If our work on institutions is one end of the chain, Africa’s young people are the other.

More than six in ten Africans are under the age of twenty-five. That represents the largest concentration of youthful energy, creativity, and potential anywhere on earth — and the continent’s most urgent unfinished task.

This is why last year we were honoured to accept the role of Co-Chairs of The King’s Trust International Africa Advisory Board, succeeding Bernard and Genevieve Mensah, whose six years of leadership laid foundations we now have the privilege of building upon.

Since launching its work on the continent in 2016, The King’s Trust International has reached more than 30,000 young people across nine African countries, with the overwhelming majority securing employment, starting enterprises, or returning to education within months of completing its programmes. Education, employability, and entrepreneurship are the practical bridges between a young person’s potential and their livelihood.

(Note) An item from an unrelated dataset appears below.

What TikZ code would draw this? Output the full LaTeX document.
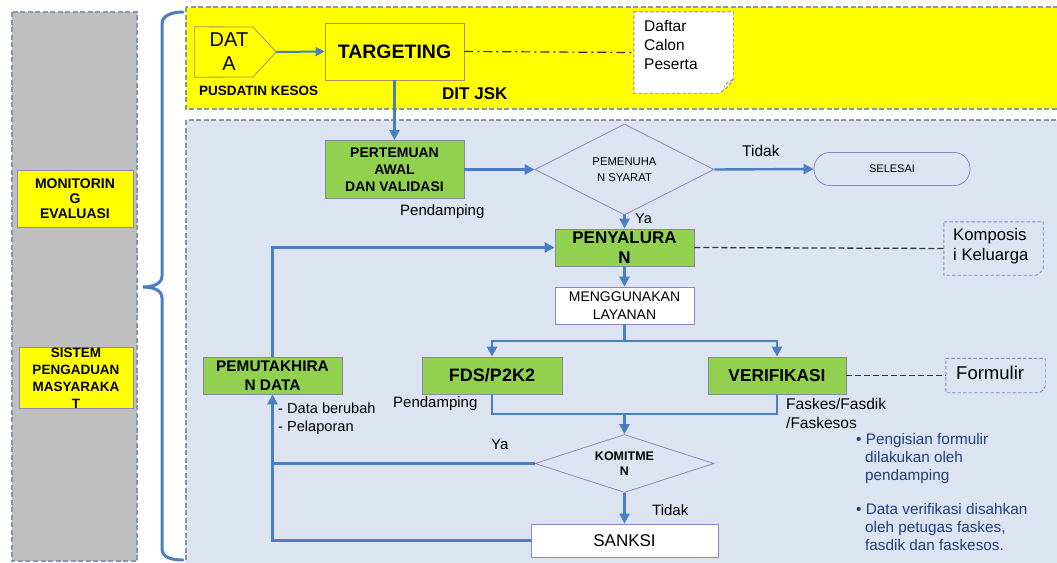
\documentclass[tikz,border=0pt]{standalone}
\usepackage{fontspec}
\setmainfont{Liberation Sans}
\usetikzlibrary{shapes.geometric,arrows.meta,calc}
\definecolor{ylw}{HTML}{FFFF00}
\definecolor{grn}{HTML}{92D050}
\definecolor{gry}{HTML}{BFBFBF}
\definecolor{lblue}{HTML}{DCE4F1}
\definecolor{ablue}{HTML}{4A7EC2}
\definecolor{purp}{HTML}{9382C0}
\definecolor{dborder}{HTML}{8496B0}
\definecolor{tanb}{HTML}{A89060}
\definecolor{txtblue}{HTML}{203F80}
\definecolor{gborder}{HTML}{8A8A9A}
\begin{document}
\begin{tikzpicture}[x=1pt,y=-1pt,
  arr/.style={draw=ablue,line width=2.4pt,-{Triangle[length=10pt,width=10pt]}},
  ln/.style={draw=ablue,line width=2.4pt},
  region/.style={draw=dborder,line width=1.1pt,dash pattern=on 5pt off 2.5pt},
  gbox/.style={draw=gborder,fill=grn,line width=0.8pt,inner sep=0pt,align=center},
  ybox/.style={draw=purp,fill=ylw,line width=0.8pt,inner sep=0pt,align=center},
  wbox/.style={draw=purp,fill=white,line width=0.8pt,inner sep=0pt,align=center},
  dia/.style={diamond,draw=purp,line width=0.8pt,inner sep=0pt,aspect=2.5,align=center},
  notebox/.style={draw=none,inner sep=0pt,align=left},
  noteline/.style={draw=purp,line width=0.9pt,dash pattern=on 3.5pt off 2pt},
  lbl/.style={inner sep=0pt,align=left,anchor=west},
  link/.style={draw=black!80,line width=1.3pt,dash pattern=on 6pt off 3pt}
]
\useasboundingbox (0,0) rectangle (1057,562);
\fill[white] (0,0) rectangle (1057,562);

% left grey panel
\draw[region,fill=gry] (12,12) rectangle (137,561);
\node[ybox,minimum width=116pt,minimum height=57pt,font=\bfseries\fontsize{14}{15}\selectfont] (mon) at (75,198.5) {MONITORIN\\G\\EVALUASI};
\node[ybox,minimum width=114pt,minimum height=58pt,font=\bfseries\fontsize{13.5}{17}\selectfont] (sis) at (76,378) {SISTEM\\PENGADUAN\\MASYARAKA\\T};

% brace
\draw[ablue,line width=3pt,line cap=round] (183,12) to[out=180,in=90] (162,24) -- (162,276)
  to[out=-90,in=0] (143,287) to[out=0,in=90] (162,298) -- (162,549) to[out=-90,in=180] (183,560);

% yellow band and blue region
\draw[region,fill=ylw] (186,7) rectangle (1060,109);
\draw[region,fill=lblue] (186,120) rectangle (1060,566);

% DATA
\node[inner sep=0pt,minimum width=81pt,minimum height=50pt] (data) at (235.5,52) {};
\draw[draw=tanb,fill=ylw,line width=0.8pt] (data.north west) -- (253,27) -- (data.east) -- (253,77) -- (data.south west) -- cycle;
\node[inner sep=0pt,align=center,font=\fontsize{20}{24}\selectfont] (datatxt) at (229,52) {DAT\\A};
\node[ybox,draw=tanb,minimum width=139pt,minimum height=57pt,font=\bfseries\fontsize{19.5}{22}\selectfont] (tgt) at (394.5,51.5) {TARGETING};
\draw[arr,line width=2pt,-{Triangle[length=9pt,width=9pt]}] (data.east) -- (tgt.west);
\node[lbl,font=\bfseries\fontsize{13.5}{16}\selectfont] (pus) at (199,91) {PUSDATIN KESOS};
\node[lbl,font=\bfseries\fontsize{17}{20}\selectfont] (dit) at (442,94) {DIT JSK};

% Daftar note
\node[notebox,minimum width=99pt,minimum height=81pt] (daftar) at (683.5,52.5) {};
\fill[white] (daftar.north west) -- (daftar.north east) -- ($(daftar.south east)+(0,-14)$) -- ($(daftar.south east)+(-14,0)$) -- (daftar.south west) -- cycle;
\draw[noteline] (daftar.north west) -- (daftar.north east) -- ($(daftar.south east)+(0,-14)$)
  to[out=-120,in=30] ($(daftar.south east)+(-14,0)$) -- (daftar.south west) -- cycle;
\draw[noteline] ($(daftar.south east)+(0,-14)$) to[out=-150,in=70] ($(daftar.south east)+(-9,-6)$);
\node[lbl,font=\fontsize{15.5}{19}\selectfont] (daftartxt) at (644,45) {Daftar\\Calon\\Peserta};
\draw[draw=black!80,line width=1.2pt,dash pattern=on 9pt off 4pt on 2pt off 4pt] (tgt.east) -- (daftar.west);

% Pertemuan
\node[gbox,minimum width=139pt,minimum height=58pt,font=\bfseries\fontsize{14}{17}\selectfont] (pert) at (394.5,169.5) {PERTEMUAN\\AWAL\\DAN VALIDASI};
\draw[arr] (tgt.south) -- (pert.north);
\node[lbl,font=\fontsize{15}{17}\selectfont] (pend1) at (400,212) {Pendamping};

\node[dia,minimum width=179pt,minimum height=91pt,font=\fontsize{11.3}{16}\selectfont] (syarat) at (624.5,169.5) {PEMENUHA\\N SYARAT};
\draw[arr] (pert.east) -- (syarat.west);

\node[draw=purp,line width=0.8pt,rounded corners=16pt,minimum width=156pt,minimum height=33pt,inner sep=0pt,font=\fontsize{11}{13}\selectfont] (sel) at (892,169) {SELESAI};
\draw[arr] (syarat.east) -- (sel.west);
\node[lbl,font=\fontsize{15.5}{17}\selectfont] (tidak1) at (742,151) {Tidak};

% Penyaluran
\node[gbox,minimum width=139pt,minimum height=37pt,font=\bfseries\fontsize{17}{20}\selectfont] (peny) at (624.5,247.5) {PENYALURA\\N};
\draw[arr] (syarat.south) -- (peny.north);
\node[lbl,font=\fontsize{14.5}{17}\selectfont] (ya1) at (635,219) {Ya};

\node[notebox,minimum width=99pt,minimum height=53pt] (komp) at (993.5,248.5) {};
\draw[noteline] (komp.north west) -- (komp.north east) -- ($(komp.south east)+(0,-7)$)
  to[out=-120,in=20] ($(komp.south east)+(-7,0)$) -- (komp.south west) -- cycle;
\node[lbl,font=\fontsize{16.7}{20}\selectfont] (komptxt) at (953,246) {Komposis\\i Keluarga};
\draw[link] (peny.east) -- (komp.west);

\node[wbox,minimum width=139pt,minimum height=37pt,font=\fontsize{14}{18}\selectfont] (meng) at (624.5,305.5) {MENGGUNAKAN\\LAYANAN};
\draw[arr] (peny.south) -- (meng.north);

% FDS and Verifikasi
\node[gbox,minimum width=140pt,minimum height=37pt,font=\bfseries\fontsize{18}{20}\selectfont] (fds) at (492,375.5) {FDS/P2K2};
\node[gbox,minimum width=138pt,minimum height=37pt,font=\bfseries\fontsize{17.3}{20}\selectfont] (ver) at (777,375.5) {VERIFIKASI};
\coordinate (split) at (624.5,341);
\draw[ln] (meng.south) -- (split);
\draw[arr] (split) -| (fds.north);
\draw[arr] (split) -| (ver.north);

\node[notebox,minimum width=99pt,minimum height=34pt] (form) at (995.5,375.5) {};
\draw[noteline] (form.north west) -- (form.north east) -- ($(form.south east)+(0,-6)$)
  to[out=-120,in=20] ($(form.south east)+(-6,0)$) -- (form.south west) -- cycle;
\node[lbl,font=\fontsize{18.5}{20}\selectfont] (formtxt) at (956,373) {Formulir};
\draw[link] (ver.east) -- (form.west);

\node[lbl,font=\fontsize{15}{17}\selectfont] (pend2) at (393,404) {Pendamping};
\node[lbl,font=\fontsize{15.5}{19}\selectfont] (fask) at (786,413) {Faskes/Fasdik\\/Faskesos};

% Komitmen
\node[dia,minimum width=179pt,minimum height=58pt,aspect=3,font=\bfseries\fontsize{12.5}{15}\selectfont] (kom) at (624.5,463.5) {KOMITME\\N};
\coordinate (merge) at (624.5,414);
\draw[ln] (fds.south) |- (merge);
\draw[ln] (ver.south) |- (merge);
\draw[arr] (merge) -- (kom.north);

\node[wbox,minimum width=187pt,minimum height=33pt,font=\fontsize{17}{20}\selectfont] (sanksi) at (624.5,540.5) {SANKSI};
\draw[arr] (kom.south) -- (sanksi.north);
\node[lbl,font=\fontsize{15}{17}\selectfont] (tidak2) at (652,510) {Tidak};

% Pemutakhiran
\node[gbox,minimum width=139pt,minimum height=37pt,font=\bfseries\fontsize{15.4}{19}\selectfont] (pem) at (272.5,375.5) {PEMUTAKHIRA\\N DATA};
\draw[arr] (kom.west) -| (pem.south);
\draw[ln] (sanksi.west) -| (pem.south |- kom.west);
\draw[arr] (pem.north) |- (peny.west);
\node[lbl,font=\fontsize{15}{18}\selectfont] (ya2) at (491,444) {Ya};
\node[lbl,font=\fontsize{14.6}{18}\selectfont] (dber) at (278,419) {- Data berubah\\- Pelaporan};

% bullets
\node[lbl,anchor=north west,text=txtblue,font=\fontsize{15.3}{18}\selectfont] (b1) at (856,433) {\textbullet\ Pengisian formulir\\\hspace*{9pt}dilakukan oleh\\\hspace*{9pt}pendamping};
\node[lbl,anchor=north west,text=txtblue,font=\fontsize{15.3}{18}\selectfont] (b2) at (856,503) {\textbullet\ Data verifikasi disahkan\\\hspace*{9pt}oleh petugas faskes,\\\hspace*{9pt}fasdik dan faskesos.};
\end{tikzpicture}
\end{document}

We return, once again, to our theory of change.

Capable institutions create the conditions in which young people can thrive. Employed, skilled, and enterprising young people, in turn, give those institutions purpose and legitimacy. Both sides of our work ultimately come down to the same act: investing in people.

A reformed civil service and an empowered school-leaver may appear to occupy different worlds, but they are, in truth, two halves of a single promise. We refuse to pursue one without the other.

A Marathon, Run Together

Philanthropy, as the saying goes, is a marathon, not a sprint. It is also rarely a solitary endeavour.

The scale of Africa’s ambitions means that no single foundation, no single family, no single corporation, and no single government can achieve them alone. The most meaningful progress we have witnessed has emerged when the public, private, and philanthropic sectors stop competing for credit and start collaborating for impact.

For us, that belief in partnership is not merely professional; it is deeply personal.

Working together as a married couple has taught us that complementary strengths, honestly combined, can achieve far more than either of us could accomplish alone. It is the same instinct we bring to every institution we help build: convening the right people, mobilising the right resources, and shaping solutions that reflect the realities of African societies rather than imported assumptions.

We are often asked about legacy.

The truth is that, for us, legacy has never meant a monument with our name on it.

It means the people we equip and the systems they go on to strengthen. It means institutions that continue to function long after their founders have departed. It means a public service capable of serving its citizens with excellence and integrity. It means young people who continue to rise, create, and lead long after we are gone.

That is the change we believe in.

And we would be glad of your company on the road to building it.